**PROVIDED MATERIAL**:
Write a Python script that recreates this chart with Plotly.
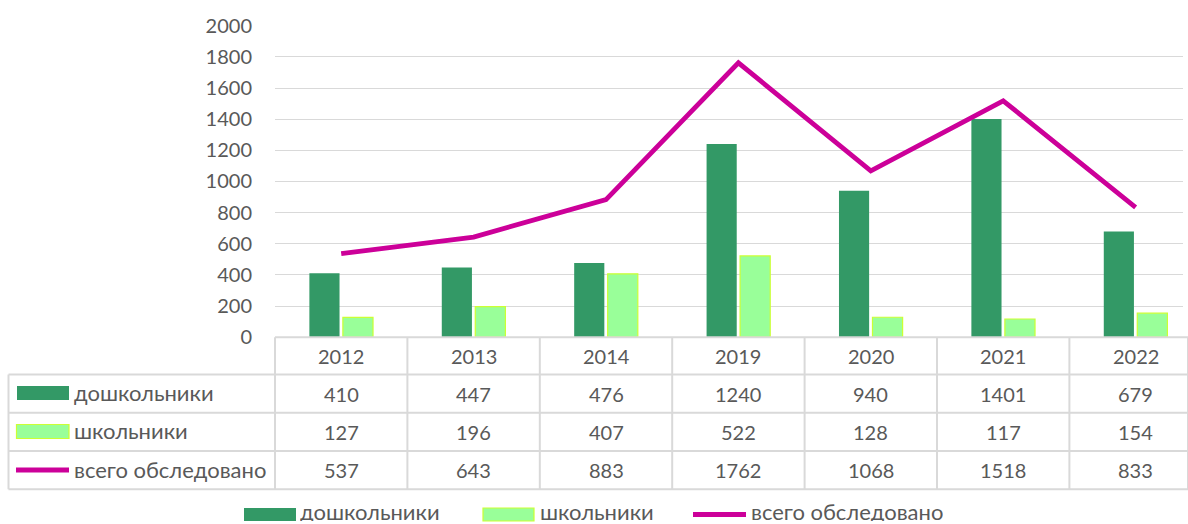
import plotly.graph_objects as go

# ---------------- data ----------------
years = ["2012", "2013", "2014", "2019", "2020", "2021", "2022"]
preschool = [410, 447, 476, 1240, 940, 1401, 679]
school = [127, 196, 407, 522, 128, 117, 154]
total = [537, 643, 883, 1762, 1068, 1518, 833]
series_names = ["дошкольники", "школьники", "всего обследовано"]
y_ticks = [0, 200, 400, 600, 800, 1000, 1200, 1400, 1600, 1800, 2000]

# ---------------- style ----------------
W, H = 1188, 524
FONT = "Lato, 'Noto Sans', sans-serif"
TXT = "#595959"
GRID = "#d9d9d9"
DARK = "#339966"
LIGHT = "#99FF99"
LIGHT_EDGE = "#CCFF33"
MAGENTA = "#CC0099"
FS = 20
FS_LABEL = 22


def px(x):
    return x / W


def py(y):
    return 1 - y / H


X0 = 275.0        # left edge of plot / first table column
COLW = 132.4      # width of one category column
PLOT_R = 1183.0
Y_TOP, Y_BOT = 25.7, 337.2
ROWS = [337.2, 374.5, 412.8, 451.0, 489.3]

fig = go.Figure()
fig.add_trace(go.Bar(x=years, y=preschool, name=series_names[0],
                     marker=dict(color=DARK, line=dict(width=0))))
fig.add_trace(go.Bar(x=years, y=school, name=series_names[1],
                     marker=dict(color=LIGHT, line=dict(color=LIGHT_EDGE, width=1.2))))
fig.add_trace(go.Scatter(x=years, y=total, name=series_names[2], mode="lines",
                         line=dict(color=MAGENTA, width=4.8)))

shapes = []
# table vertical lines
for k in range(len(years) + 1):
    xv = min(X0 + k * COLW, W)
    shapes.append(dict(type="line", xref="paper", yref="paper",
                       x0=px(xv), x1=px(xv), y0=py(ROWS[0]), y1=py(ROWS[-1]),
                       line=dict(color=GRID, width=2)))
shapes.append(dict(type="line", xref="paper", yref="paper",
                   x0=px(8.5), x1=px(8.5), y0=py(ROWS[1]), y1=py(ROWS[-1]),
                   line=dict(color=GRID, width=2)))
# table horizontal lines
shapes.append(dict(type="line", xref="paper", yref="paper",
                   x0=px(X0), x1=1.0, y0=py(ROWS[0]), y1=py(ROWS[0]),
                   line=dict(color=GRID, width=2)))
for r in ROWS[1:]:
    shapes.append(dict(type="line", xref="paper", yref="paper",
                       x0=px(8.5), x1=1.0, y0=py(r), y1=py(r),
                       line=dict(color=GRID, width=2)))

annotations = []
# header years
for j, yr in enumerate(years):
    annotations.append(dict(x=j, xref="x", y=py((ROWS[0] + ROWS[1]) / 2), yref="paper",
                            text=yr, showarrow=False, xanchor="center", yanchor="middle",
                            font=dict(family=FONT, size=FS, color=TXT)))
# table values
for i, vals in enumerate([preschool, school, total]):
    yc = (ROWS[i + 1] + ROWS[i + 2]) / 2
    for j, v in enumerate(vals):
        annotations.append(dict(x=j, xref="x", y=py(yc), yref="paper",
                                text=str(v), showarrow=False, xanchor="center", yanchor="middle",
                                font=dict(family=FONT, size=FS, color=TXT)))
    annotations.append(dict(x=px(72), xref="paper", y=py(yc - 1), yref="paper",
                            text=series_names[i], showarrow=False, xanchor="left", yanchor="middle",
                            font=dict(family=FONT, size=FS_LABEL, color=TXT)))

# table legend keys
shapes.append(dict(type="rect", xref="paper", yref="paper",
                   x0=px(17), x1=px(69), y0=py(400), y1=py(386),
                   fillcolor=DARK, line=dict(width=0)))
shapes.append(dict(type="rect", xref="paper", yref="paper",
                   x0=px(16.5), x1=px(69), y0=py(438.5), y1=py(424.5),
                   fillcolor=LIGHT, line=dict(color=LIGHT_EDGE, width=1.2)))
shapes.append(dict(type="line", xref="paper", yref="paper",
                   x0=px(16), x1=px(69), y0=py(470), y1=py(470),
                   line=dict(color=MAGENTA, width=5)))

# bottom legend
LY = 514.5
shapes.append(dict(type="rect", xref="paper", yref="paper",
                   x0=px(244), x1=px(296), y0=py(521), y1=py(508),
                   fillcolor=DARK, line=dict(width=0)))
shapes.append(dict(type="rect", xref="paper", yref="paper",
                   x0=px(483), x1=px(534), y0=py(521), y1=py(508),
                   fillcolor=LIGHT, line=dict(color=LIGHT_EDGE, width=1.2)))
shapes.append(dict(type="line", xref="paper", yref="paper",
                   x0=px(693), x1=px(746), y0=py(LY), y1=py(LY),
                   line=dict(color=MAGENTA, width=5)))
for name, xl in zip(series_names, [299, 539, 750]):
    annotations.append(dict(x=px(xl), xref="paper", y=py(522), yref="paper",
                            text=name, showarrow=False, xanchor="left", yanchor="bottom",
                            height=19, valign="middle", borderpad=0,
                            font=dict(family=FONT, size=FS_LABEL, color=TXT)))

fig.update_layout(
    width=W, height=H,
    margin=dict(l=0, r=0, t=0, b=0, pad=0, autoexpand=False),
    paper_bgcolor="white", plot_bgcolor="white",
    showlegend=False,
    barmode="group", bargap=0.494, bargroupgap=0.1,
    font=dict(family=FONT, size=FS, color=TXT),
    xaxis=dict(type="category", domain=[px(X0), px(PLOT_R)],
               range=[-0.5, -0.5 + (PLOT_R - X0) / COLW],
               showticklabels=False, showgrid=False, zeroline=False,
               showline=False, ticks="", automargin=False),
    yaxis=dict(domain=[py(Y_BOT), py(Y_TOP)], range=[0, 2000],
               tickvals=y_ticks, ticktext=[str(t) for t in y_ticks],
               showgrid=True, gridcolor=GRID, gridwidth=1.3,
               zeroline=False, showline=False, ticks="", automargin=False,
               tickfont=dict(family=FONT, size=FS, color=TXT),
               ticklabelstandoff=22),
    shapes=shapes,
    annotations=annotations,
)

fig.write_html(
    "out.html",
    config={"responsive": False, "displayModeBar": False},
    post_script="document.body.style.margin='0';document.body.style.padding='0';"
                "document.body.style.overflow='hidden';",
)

**TASK**: Make an exact copy of the data, leaving its pictures out.

**EXERCISE SOLUTION**:
Write a Python script that recreates this chart with Plotly.
import plotly.graph_objects as go

# ---------------- data ----------------
years = ["2012", "2013", "2014", "2019", "2020", "2021", "2022"]
preschool = [410, 447, 476, 1240, 940, 1401, 679]
school = [127, 196, 407, 522, 128, 117, 154]
total = [537, 643, 883, 1762, 1068, 1518, 833]
series_names = ["дошкольники", "школьники", "всего обследовано"]
y_ticks = [0, 200, 400, 600, 800, 1000, 1200, 1400, 1600, 1800, 2000]

# ---------------- style ----------------
W, H = 1188, 524
FONT = "Lato, 'Noto Sans', sans-serif"
TXT = "#595959"
GRID = "#d9d9d9"
DARK = "#339966"
LIGHT = "#99FF99"
LIGHT_EDGE = "#CCFF33"
MAGENTA = "#CC0099"
FS = 20
FS_LABEL = 22


def px(x):
    return x / W


def py(y):
    return 1 - y / H


X0 = 275.0        # left edge of plot / first table column
COLW = 132.4      # width of one category column
PLOT_R = 1183.0
Y_TOP, Y_BOT = 25.7, 337.2
ROWS = [337.2, 374.5, 412.8, 451.0, 489.3]

fig = go.Figure()
fig.add_trace(go.Bar(x=years, y=preschool, name=series_names[0],
                     marker=dict(color=DARK, line=dict(width=0))))
fig.add_trace(go.Bar(x=years, y=school, name=series_names[1],
                     marker=dict(color=LIGHT, line=dict(color=LIGHT_EDGE, width=1.2))))
fig.add_trace(go.Scatter(x=years, y=total, name=series_names[2], mode="lines",
                         line=dict(color=MAGENTA, width=4.8)))

shapes = []
# table vertical lines
for k in range(len(years) + 1):
    xv = min(X0 + k * COLW, W)
    shapes.append(dict(type="line", xref="paper", yref="paper",
                       x0=px(xv), x1=px(xv), y0=py(ROWS[0]), y1=py(ROWS[-1]),
                       line=dict(color=GRID, width=2)))
shapes.append(dict(type="line", xref="paper", yref="paper",
                   x0=px(8.5), x1=px(8.5), y0=py(ROWS[1]), y1=py(ROWS[-1]),
                   line=dict(color=GRID, width=2)))
# table horizontal lines
shapes.append(dict(type="line", xref="paper", yref="paper",
                   x0=px(X0), x1=1.0, y0=py(ROWS[0]), y1=py(ROWS[0]),
                   line=dict(color=GRID, width=2)))
for r in ROWS[1:]:
    shapes.append(dict(type="line", xref="paper", yref="paper",
                       x0=px(8.5), x1=1.0, y0=py(r), y1=py(r),
                       line=dict(color=GRID, width=2)))

annotations = []
# header years
for j, yr in enumerate(years):
    annotations.append(dict(x=j, xref="x", y=py((ROWS[0] + ROWS[1]) / 2), yref="paper",
                            text=yr, showarrow=False, xanchor="center", yanchor="middle",
                            font=dict(family=FONT, size=FS, color=TXT)))
# table values
for i, vals in enumerate([preschool, school, total]):
    yc = (ROWS[i + 1] + ROWS[i + 2]) / 2
    for j, v in enumerate(vals):
        annotations.append(dict(x=j, xref="x", y=py(yc), yref="paper",
                                text=str(v), showarrow=False, xanchor="center", yanchor="middle",
                                font=dict(family=FONT, size=FS, color=TXT)))
    annotations.append(dict(x=px(72), xref="paper", y=py(yc - 1), yref="paper",
                            text=series_names[i], showarrow=False, xanchor="left", yanchor="middle",
                            font=dict(family=FONT, size=FS_LABEL, color=TXT)))

# table legend keys
shapes.append(dict(type="rect", xref="paper", yref="paper",
                   x0=px(17), x1=px(69), y0=py(400), y1=py(386),
                   fillcolor=DARK, line=dict(width=0)))
shapes.append(dict(type="rect", xref="paper", yref="paper",
                   x0=px(16.5), x1=px(69), y0=py(438.5), y1=py(424.5),
                   fillcolor=LIGHT, line=dict(color=LIGHT_EDGE, width=1.2)))
shapes.append(dict(type="line", xref="paper", yref="paper",
                   x0=px(16), x1=px(69), y0=py(470), y1=py(470),
                   line=dict(color=MAGENTA, width=5)))

# bottom legend
LY = 514.5
shapes.append(dict(type="rect", xref="paper", yref="paper",
                   x0=px(244), x1=px(296), y0=py(521), y1=py(508),
                   fillcolor=DARK, line=dict(width=0)))
shapes.append(dict(type="rect", xref="paper", yref="paper",
                   x0=px(483), x1=px(534), y0=py(521), y1=py(508),
                   fillcolor=LIGHT, line=dict(color=LIGHT_EDGE, width=1.2)))
shapes.append(dict(type="line", xref="paper", yref="paper",
                   x0=px(693), x1=px(746), y0=py(LY), y1=py(LY),
                   line=dict(color=MAGENTA, width=5)))
for name, xl in zip(series_names, [299, 539, 750]):
    annotations.append(dict(x=px(xl), xref="paper", y=py(522), yref="paper",
                            text=name, showarrow=False, xanchor="left", yanchor="bottom",
                            height=19, valign="middle", borderpad=0,
                            font=dict(family=FONT, size=FS_LABEL, color=TXT)))

fig.update_layout(
    width=W, height=H,
    margin=dict(l=0, r=0, t=0, b=0, pad=0, autoexpand=False),
    paper_bgcolor="white", plot_bgcolor="white",
    showlegend=False,
    barmode="group", bargap=0.494, bargroupgap=0.1,
    font=dict(family=FONT, size=FS, color=TXT),
    xaxis=dict(type="category", domain=[px(X0), px(PLOT_R)],
               range=[-0.5, -0.5 + (PLOT_R - X0) / COLW],
               showticklabels=False, showgrid=False, zeroline=False,
               showline=False, ticks="", automargin=False),
    yaxis=dict(domain=[py(Y_BOT), py(Y_TOP)], range=[0, 2000],
               tickvals=y_ticks, ticktext=[str(t) for t in y_ticks],
               showgrid=True, gridcolor=GRID, gridwidth=1.3,
               zeroline=False, showline=False, ticks="", automargin=False,
               tickfont=dict(family=FONT, size=FS, color=TXT),
               ticklabelstandoff=22),
    shapes=shapes,
    annotations=annotations,
)

fig.write_html(
    "out.html",
    config={"responsive": False, "displayModeBar": False},
    post_script="document.body.style.margin='0';document.body.style.padding='0';"
                "document.body.style.overflow='hidden';",
)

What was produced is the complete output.